At the mourning tent for the dead man in the East Jerusalem neighbourhood of Jaber Mukaber, one member of his extended clan, lawyer Mousa Abu Dheim, 42, said yesterday that as far as they knew, "he never spoke of politics. He was a normal person, living a normal life." He said that five of the dead man's nine relatives arrested by Israeli security after the attacks had so far been released.
The flags which had flown in the vicinity of the family home – those of Hamas, one of Hizbollah and one Palestinian national flag – had been taken down yesterday. Instead "martyr" portraits were strung across the street, the captions proclaiming that the "Islamic movement of Jaber Mukaber and Jerusalem happily mourns" Abu Dheim who "responded to the call of God in a heroic operation..."

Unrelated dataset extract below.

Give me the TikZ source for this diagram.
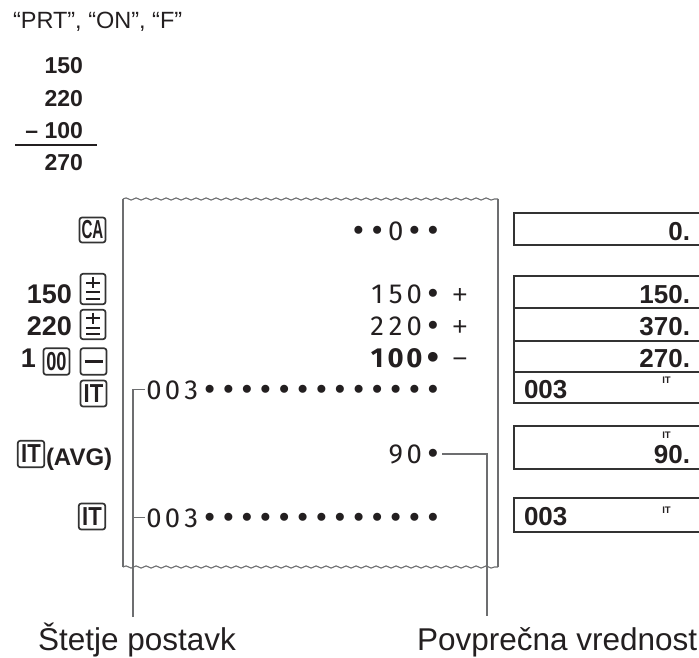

In the wake of reports that his dead kinsman had been transfixed by events in Gaza – where more than 100 Palestinians were killed in last week's operation by the Israeli military - Mr Abu Dheim said: "It is not only him but maybe all Arabs, all Muslims who were affected by what happened in Gaza."
The London based Al-Hayat newspaper reported yesterday that Hamas and Islamic Jihad last week rejected an Egyptian-brokered ceasefire deal under which Israeli operations in Gaza would have stopped in return for an end to rocket attacks by militants. It quoted a senior Egyptian official as suggesting Syria could be behind the rejection.